How to Adopt a Rescued Horse
Adopting a rescue is a big responsibility and it is not to be taken lightly.
We rehabilitate all types of horses, from those with experience in the competition ring to those who have been feral most of their lives and just need a companion.
These horses have been through a very rough time and need a caring and loving individual who will do what is right by the horse. If you are such an individual please consider a rescue for your next horse. You will make a difference in a horses life.
1. Filling out an adoption application first speeds up the adoption process. The form can be found on this page, below
2. Come by and look at the horses. We require that you make a minimum of four visits before adopting. We try to make sure that the horse and person are a good match. We will also require you to ride the horse if the horse is ridable. That way we can confirm that you are capable of handling the horse and comfortable riding.
3. A facility inspection of the place where you will be keeping the horse must be done to ensure it is safe and acceptable for the horse.
4. Once the above steps have taken place and you are found to be a fitting adopter, you are ready to pick your horse up. At that time, you will sign the adoption contract and pay the adoption fee.

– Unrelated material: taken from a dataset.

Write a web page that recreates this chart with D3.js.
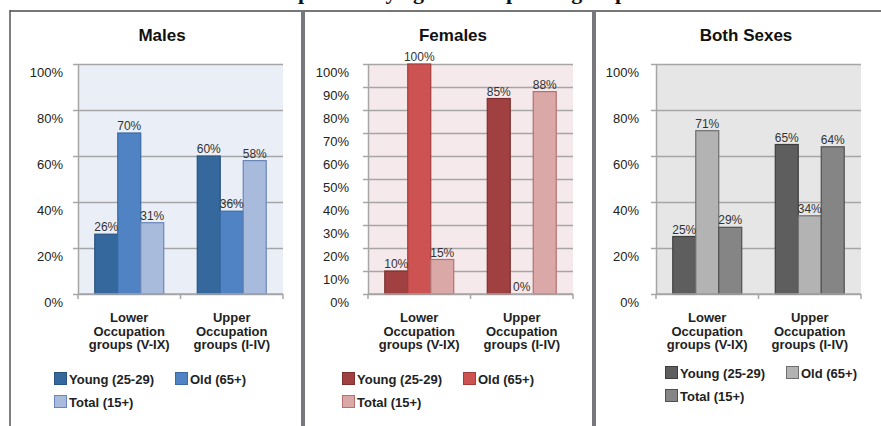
<!DOCTYPE html>
<html>
<head>
<meta charset="utf-8">
<script src="https://cdn.jsdelivr.net/npm/d3@7"></script>
<style>
  body { margin: 0; background: #fff; }
  svg { display: block; font-family: "Liberation Sans", Arial, sans-serif; }
</style>
</head>
<body>
<div id="chart"></div>
<script>
// data
var categories = ["Lower", "Upper"];
var categoryLines = [
  ["Lower", "Occupation", "groups (V-IX)"],
  ["Upper", "Occupation", "groups (I-IV)"]
];
var seriesNames = ["Young (25-29)", "Old (65+)", "Total (15+)"];

// values per category: [young, old, total]
var malesValues = [[26, 70, 31], [60, 36, 58]];
var femalesValues = [[10, 100, 15], [85, 0, 88]];
var bothValues = [[25, 71, 29], [65, 34, 64]];

var malesTicks = [0, 20, 40, 60, 80, 100];
var femalesTicks = [0, 10, 20, 30, 40, 50, 60, 70, 80, 90, 100];
var bothTicks = [0, 20, 40, 60, 80, 100];

var panelTitles = ["Males", "Females", "Both Sexes"];

var width = 881, height = 426;

var svg = d3.select("#chart").append("svg")
  .attr("width", width)
  .attr("height", height);

// heading, mostly cut off by the top edge as in the picture
svg.append("text")
  .attr("x", 450)
  .attr("y", -1)
  .attr("text-anchor", "middle")
  .style("font-family", "'Liberation Serif', 'DejaVu Serif', serif")
  .style("font-weight", "bold")
  .style("font-size", "22px")
  .attr("fill", "#111")
  .text("Proportion by age in occupation groups");

// frame lines
svg.append("line").attr("x1", 10).attr("x2", 881).attr("y1", 11).attr("y2", 11)
  .attr("stroke", "#777").attr("stroke-width", 2);
svg.append("line").attr("x1", 10).attr("x2", 10).attr("y1", 10).attr("y2", 426)
  .attr("stroke", "#555").attr("stroke-width", 1.5);
[303, 594].forEach(function (x) {
  svg.append("line").attr("x1", x).attr("x2", x).attr("y1", 10).attr("y2", 426)
    .attr("stroke", "#78787c").attr("stroke-width", 4);
});

var panels = [
  {
    title: panelTitles[0], values: malesValues, ticks: malesTicks,
    titleX: 162, left: 78, labelPad: 10, bg: "#e9eef7",
    fills: ["#35689c", "#4f83c4", "#a9bbdc"],
    strokes: ["#2a5480", "#3b6aa3", "#6a86b8"],
    legendX: 54, legendY: 372
  },
  {
    title: panelTitles[1], values: femalesValues, ticks: femalesTicks,
    titleX: 453, left: 368, labelPad: 14, bg: "#f6e9eb",
    fills: ["#a04040", "#cd5252", "#dba8a8"],
    strokes: ["#7f2f2f", "#a53c3c", "#b57070"],
    legendX: 342, legendY: 372
  },
  {
    title: panelTitles[2], values: bothValues, ticks: bothTicks,
    titleX: 746, left: 656, labelPad: 12, bg: "#e6e6e6",
    fills: ["#5e5e5e", "#b3b3b3", "#858585"],
    strokes: ["#3e3e3e", "#6e6e6e", "#505050"],
    legendX: 665, legendY: 366
  }
];

var plotW = 205, plotTop = 64, plotBottom = 294;

panels.forEach(function (p) {
  var g = svg.append("g");

  g.append("text")
    .attr("x", p.titleX)
    .attr("y", 41)
    .attr("text-anchor", "middle")
    .style("font-weight", "bold")
    .style("font-size", "17px")
    .attr("fill", "#111")
    .text(p.title);

  var y = d3.scaleLinear().domain([0, 100]).range([plotBottom, plotTop]);
  var x0 = d3.scaleBand().domain(categories).range([p.left, p.left + plotW]);
  var x1 = d3.scaleBand().domain(seriesNames)
    .range([0, x0.bandwidth()]).paddingInner(0).paddingOuter(0.73);

  g.append("rect")
    .attr("x", p.left).attr("y", plotTop)
    .attr("width", plotW).attr("height", plotBottom - plotTop)
    .attr("fill", p.bg);

  // gridlines
  var grid = g.append("g")
    .attr("transform", "translate(" + p.left + ",0)")
    .call(d3.axisLeft(y).tickValues(p.ticks).tickSize(-plotW).tickFormat(""));
  grid.select(".domain").remove();
  grid.selectAll("line").attr("stroke", "#a6a6a6").attr("stroke-width", 1.5);

  // y axis with tick labels
  var yAxis = g.append("g")
    .attr("transform", "translate(" + p.left + ",0)")
    .call(d3.axisLeft(y).tickValues(p.ticks).tickSizeInner(5).tickSizeOuter(0)
      .tickPadding(p.labelPad).tickFormat(function (d) { return d + "%"; }));
  yAxis.select(".domain").attr("stroke", "#a6a6a6").attr("stroke-width", 1.5);
  yAxis.selectAll("line").attr("stroke", "#a6a6a6").attr("stroke-width", 1.5);
  yAxis.selectAll("text")
    .attr("y", 8)
    .style("font-size", "13px")
    .style("font-family", "'Liberation Sans', Arial, sans-serif")
    .attr("fill", "#222");

  // bars
  var groups = g.selectAll(".cat")
    .data(p.values)
    .enter().append("g")
    .attr("transform", function (d, i) { return "translate(" + x0(categories[i]) + ",0)"; });

  groups.selectAll("rect")
    .data(function (d) { return d; })
    .enter().append("rect")
    .attr("x", function (d, j) { return x1(seriesNames[j]); })
    .attr("y", function (d) { return y(d); })
    .attr("width", x1.bandwidth())
    .attr("height", function (d) { return plotBottom - y(d); })
    .attr("fill", function (d, j) { return p.fills[j]; })
    .attr("stroke", function (d, j) { return d > 0 ? p.strokes[j] : "none"; })
    .attr("stroke-width", 1.2);

  groups.selectAll("text")
    .data(function (d) { return d; })
    .enter().append("text")
    .attr("x", function (d, j) { return x1(seriesNames[j]) + x1.bandwidth() / 2; })
    .attr("y", function (d) { return y(d) - 3; })
    .attr("text-anchor", "middle")
    .style("font-size", "12px")
    .attr("fill", "#333")
    .text(function (d) { return d + "%"; });

  // x axis
  var xAxis = g.append("g")
    .attr("transform", "translate(0," + plotBottom + ")");
  xAxis.append("line")
    .attr("x1", p.left).attr("x2", p.left + plotW)
    .attr("stroke", "#a6a6a6").attr("stroke-width", 1.5);
  xAxis.selectAll(".tk")
    .data([p.left, p.left + x0.bandwidth(), p.left + plotW])
    .enter().append("line")
    .attr("x1", function (d) { return d; }).attr("x2", function (d) { return d; })
    .attr("y1", 0).attr("y2", 5)
    .attr("stroke", "#a6a6a6").attr("stroke-width", 1.5);

  categoryLines.forEach(function (lines, i) {
    var t = g.append("text")
      .attr("text-anchor", "middle")
      .style("font-weight", "bold")
      .style("font-size", "13px")
      .attr("fill", "#222");
    lines.forEach(function (ln, k) {
      t.append("tspan")
        .attr("x", x0(categories[i]) + x0.bandwidth() / 2)
        .attr("y", 322 + k * 13.5)
        .text(ln);
    });
  });

  // legend
  var leg = g.selectAll(".leg")
    .data(seriesNames)
    .enter().append("g")
    .attr("transform", function (d, j) {
      return "translate(" + (p.legendX + (j % 2) * 121) + "," + (p.legendY + Math.floor(j / 2) * 23) + ")";
    });
  leg.append("rect")
    .attr("x", 0.5).attr("y", 0.5)
    .attr("width", 12).attr("height", 12)
    .attr("fill", function (d, j) { return p.fills[j]; })
    .attr("stroke", function (d, j) { return p.strokes[j]; })
    .attr("stroke-width", 1);
  leg.append("text")
    .attr("x", 15).attr("y", 11.5)
    .style("font-weight", "bold")
    .style("font-size", "13px")
    .attr("fill", "#222")
    .text(function (d) { return d; });
});
</script>
</body>
</html>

5. You’re done! It’s pretty easy.
Unwanted horses are becoming more prevalent as the economy continues to decline. In a lot of cases, people have no choice but to find homes for their animals but they want to make sure that the horses go to a home where they will be well cared for and loved. These horses can be donated to Seven's Haven to be adopted through our adoption program, however, we have limited space available and decision to accept unwanted horses will be on a case by case basis and be based on space available at the farm, funds available and the individual horses circumstances. Horses will be evaluated and made available for adoption and their adoption fees will be used to feed and care for the remaining Seven's horses.
Please understand that as much as we would like to take in every needy and unwanted horse, we are constrained by our space and our funds.